Prima la deposizione al cimitero Monumentale di una corona per le vittime dei lager nazisti, poi una cerimonia in Sala Rossa.
Così la Città, nel Giorno della Memoria della Deportazione e dell’Internamento Militare, ha ricordato insieme alla liberazione del campo di sterminio di Mauthausen, gli internati militari, i deportati e tutti i perseguitati dal regime nazifascista.
“Un omaggio a milioni di vittime che ha il compito di mantenere vivo il ricordo degli orrori perpetrati così per fare in modo che la verità non venga sottaciuta e la storia possa essere riscritta”, è stato sottolineato introducendo la cerimonia a Palazzo civico.
Pericolosi segnali si accompagnano oggi ai tentativi di rimozione di un passato di atrocità e carnefici quando pare che gli unici sentimenti per il prossimo e chi se ne cura siano, nel silenzio dei più, l’insofferenza e l’odio.
È proprio l’indifferenza, che non si manifesta con fatti eclatanti ma è frutto dell’indolenza della maggioranza a corrodere le democrazie, un sentimento che alimenta l’egoismo, alla base dei totalitarismi, e fucina delle guerre.
Lo hanno ricordato negli interventi che si sono succeduti in Sala Rossa i diversi relatori, tra i quali le presidenti dell’Associazione nazionale ex deportati, Susanna Maruffi, e dell’ Associazione nazionale ex internati, Alessandra Fioretti, uniti in un “grande appello alle coscienze di ciascuno e all’impegno delle istituzioni affinché non ci tocchi rivivere passati che ci siamo augurati non si debbano mai più ripetere”.
Un dovere di ricordare cosa, come e perché è successo che diventa sempre più difficile per via della scomparsa dei testimoni diretti e “in un periodo in cui il malessere sociale attraversa tutti i Paesi cavalcato da fascismo e nazismo che, anche attraverso nuove forme e mezzi di comunicazione, cercano di mettersi alla testa di milioni di persone arrabbiate”.
E così ritornano anche ad affacciarsi alla mente vecchie e nuove domande per cercare di comprendere come un intero popolo abbia potuto compiere crimini così assoluti e ne sia diventato complice: “Come è stata possibile una simile anestesia del cuore sapendo dello sterminio di esseri umani?.
“La cultura serve, ma insieme serve la benevolenza.
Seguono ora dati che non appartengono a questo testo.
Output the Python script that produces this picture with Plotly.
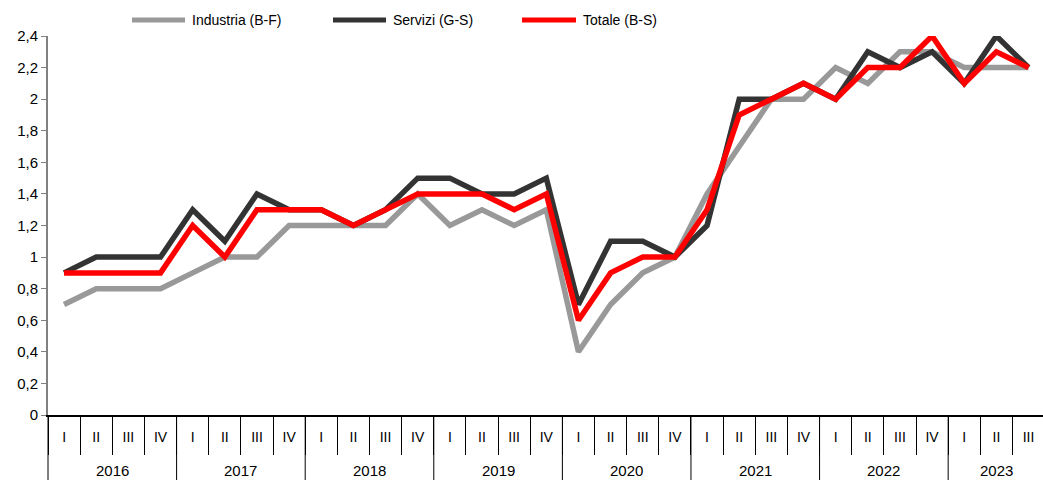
import plotly.graph_objects as go

years = ["2016"] * 4 + ["2017"] * 4 + ["2018"] * 4 + ["2019"] * 4 + ["2020"] * 4 + ["2021"] * 4 + ["2022"] * 4 + ["2023"] * 3
quarters = ["I", "II", "III", "IV"] * 7 + ["I", "II", "III"]

industria = [0.7, 0.8, 0.8, 0.8, 0.9, 1.0, 1.0, 1.2, 1.2, 1.2, 1.2, 1.4,
             1.2, 1.3, 1.2, 1.3, 0.4, 0.7, 0.9, 1.0, 1.4, 1.7, 2.0, 2.0,
             2.2, 2.1, 2.3, 2.3, 2.2, 2.2, 2.2]
servizi = [0.9, 1.0, 1.0, 1.0, 1.3, 1.1, 1.4, 1.3, 1.3, 1.2, 1.3, 1.5,
           1.5, 1.4, 1.4, 1.5, 0.7, 1.1, 1.1, 1.0, 1.2, 2.0, 2.0, 2.1,
           2.0, 2.3, 2.2, 2.3, 2.1, 2.4, 2.2]
totale = [0.9, 0.9, 0.9, 0.9, 1.2, 1.0, 1.3, 1.3, 1.3, 1.2, 1.3, 1.4,
          1.4, 1.4, 1.3, 1.4, 0.6, 0.9, 1.0, 1.0, 1.3, 1.9, 2.0, 2.1,
          2.0, 2.2, 2.2, 2.4, 2.1, 2.3, 2.2]

series_names = ["Industria (B-F)", "Servizi (G-S)", "Totale (B-S)"]
series_values = [industria, servizi, totale]
series_colors = ["#999999", "#333333", "#ff0000"]

W, H = 1043, 480
ML, MR, MT, MB = 48, 0, 36, 65
PW, PH = W - ML - MR, H - MT - MB
XR = [-0.5, 30.45]

idx = list(range(len(quarters)))

fig = go.Figure()
for name, vals, col in zip(series_names, series_values, series_colors):
    fig.add_trace(go.Scatter(
        x=idx, y=vals, name=name, mode="lines",
        line=dict(color=col, width=5.5), showlegend=False,
        hoverinfo="skip",
    ))

font = "Liberation Sans, Arial, sans-serif"

def px_x(xpix):
    return (xpix - ML) / PW

def px_y(ypix):
    return (H - MB - ypix) / PH

def data_x(v):
    return (v - XR[0]) / (XR[1] - XR[0])

shapes = []
annotations = []

# custom legend (long line samples)
legend_pos = [(132, 185, 190), (333, 386, 391), (522, 576, 581)]
for (x0, x1, xt), name, col in zip(legend_pos, series_names, series_colors):
    shapes.append(dict(type="line", xref="paper", yref="paper",
                       x0=px_x(x0), x1=px_x(x1), y0=px_y(20), y1=px_y(20),
                       line=dict(color=col, width=5)))
    annotations.append(dict(xref="paper", yref="paper", x=px_x(xt), y=px_y(20),
                            text=name, showarrow=False, xanchor="left", yanchor="middle",
                            font=dict(family=font, size=14, color="#000")))

# year groups: labels and dividers
year_order = []
for y in years:
    if y not in year_order:
        year_order.append(y)
for yr in year_order:
    members = [i for i, y in enumerate(years) if y == yr]
    center = (members[0] + members[-1]) / 2
    annotations.append(dict(xref="paper", yref="paper", x=data_x(center), y=px_y(470),
                            text=yr, showarrow=False, xanchor="center", yanchor="middle",
                            font=dict(family=font, size=15, color="#000")))
    bx = members[0] - 0.5
    shapes.append(dict(type="line", xref="paper", yref="paper",
                       x0=data_x(bx), x1=data_x(bx), y0=0, y1=px_y(H),
                       line=dict(color="#000", width=1)))

fig.update_layout(
    width=W, height=H,
    margin=dict(l=ML, r=MR, t=MT, b=MB, autoexpand=False),
    paper_bgcolor="white", plot_bgcolor="white",
    separators=",.",
    font=dict(family=font, size=14, color="#000000"),
    showlegend=False, hovermode=False,
    shapes=shapes, annotations=annotations,
)
fig.update_yaxes(
    range=[0, 2.4], dtick=0.2, showgrid=False, zeroline=False,
    showline=True, linecolor="#808080", linewidth=2,
    ticks="outside", ticklen=5, tickcolor="#808080", tickwidth=1,
    tickfont=dict(size=15), automargin=False,
)
fig.update_xaxes(
    range=XR, showgrid=False, zeroline=False,
    showline=True, linecolor="#000000", linewidth=1.5,
    tickmode="array", tickvals=idx, ticktext=quarters, ticks="",
    ticklabelstandoff=8,
    minor=dict(tickmode="array", tickvals=[i - 0.5 for i in idx] + [idx[-1] + 0.5],
               ticks="outside", ticklen=38, tickcolor="#000000", tickwidth=1),
    tickfont=dict(size=14, color="#000000"), automargin=False,
)

fig.write_html("out.html", config={"displayModeBar": False},
               post_script="document.body.style.margin='0';document.body.style.padding='0';")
Serve il semplice principio di non fare agli altri ciò che non vuoi sia fatto a te – è stato ricordato in Sala Rossa – Ma ciò su cui è importante interrogarsi é se la decisione di liberarsi di esseri considerati inutili che di volta in volta possono essere identificati in soggetti diversi laddove si scorgano considerazioni stringenti di razionalità sociale abbia ancora un’eco oggi, se quello sia un tratto intrinseco alla modernità”.
Mauthausen fu il luogo dove vigeva il principio dello sterminio attraverso il lavoro, dove si compì l’estremo oltraggio di trasformare l’essere umano in un ingranaggio produttivo.
Chi decanta il valore delle frontiere, chi onora il sangue degli avi in contrapposizione ai diversi, continuando ad alzare muri, va affrontato con le idee. Senza illudersi che questo disgustoso rigurgito passi da sé. Anche un secolo fa lo pensavano in tanti, ma non è andata così.